Baptism and Christian Ministry
Through baptism, God calls and commissions persons to the general ministry of all Christian believers (see The Book of Discipline, 1992, par. 101-7). This ministry, in which we participate both individually and corporately, is the activity of discipleship. It is grounded upon the awareness that we have been called into a new relationship not only with God, but also with the world. The task of Christians is to embody the Gospel and the Church in the world. We exercise our calling as Christians by prayer, by witnessing to the good news of salvation in Christ, by caring for and serving other people, and by working toward reconciliation, justice, and peace in the world. This is the universal priesthood of all believers.
From within this general ministry of all believers, God calls and the Church authorizes some persons for the task of representative ministry (see The Book of Discipline, 1992, par. 10810). The vocation of those in representative ministry includes focusing, modeling, supervising, shepherding, enabling, and empowering the general ministry of the Church. Their ordination to Word, Sacrament, and Order or consecration to diaconal ministries of service, justice, and love is grounded in the same baptism that commissions the general priesthood of all believers.
Baptism and Christian Marriage
In the ritual for marriage, the minister addresses the couple: “I ask you now, in the presence of God and these people, to declare your intention to enter into union with one another through the grace of Jesus Christ, who calls you into union with himself as acknowledged in your baptism” (The United Methodist Hymnal, page 865). Marriage is to be understood as a covenant of love and commitment with mutual promises and responsibilities. For the Church, the marriage covenant is grounded in the covenant between God and God’s people into which Christians enter in their baptism.
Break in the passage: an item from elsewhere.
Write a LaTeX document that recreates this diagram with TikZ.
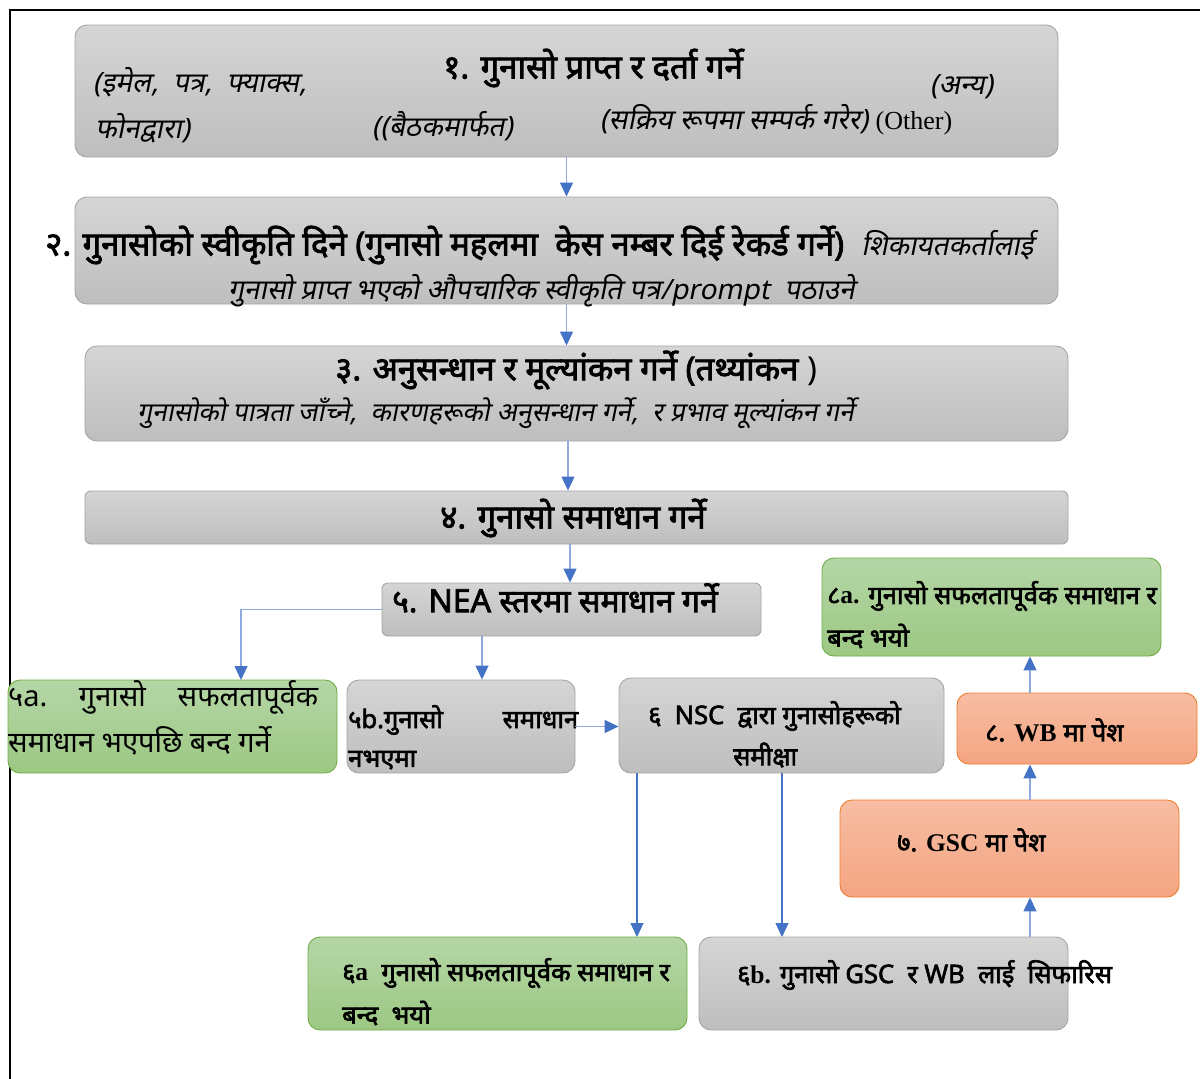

The love and fidelity which are to characterize Christian marriage will be a witness to the gospel and the couple are to “Go to serve God and your neighbor in all that you do.” When ministers officiate at the marriage of a couple who are not both Christians, the ritual needs to be altered to protect the integrity of all involved.
Baptism and Christian Funeral
The Christian Gospel is a message of death and resurrection, that of Christ and our own. Baptism signifies our dying and rising with Christ. As death no longer has dominion over Christ, we believe that if we have died with Christ we shall also live with him (Romans 6:8-9). As the liturgy of the Service of Death and Resurrection proclaims: “Dying, Christ destroyed our death. Rising, Christ restored our life. Christ will come again in glory. As in baptism (Name) put on Christ, so in Christ may (Name) be clothed with Glory” (The United Methodist Hymnal, page 870).
If the deceased person was never baptized, the ritual needs to be amended in ways which continue to affirm the truths of the Gospel, but are appropriate to the situation.
Committal of the deceased to God and the body to its final resting place recall the act of baptism and derive Christian meaning from God’s baptismal covenant with us. We acknowledge the reality of death and the pain of loss, and we give thanks for the life that was lived and shared with us. We worship in the awareness that our gathering includes the whole communion of saints, visible and invisible, and that in Christ the ties of love unite the living and the dead.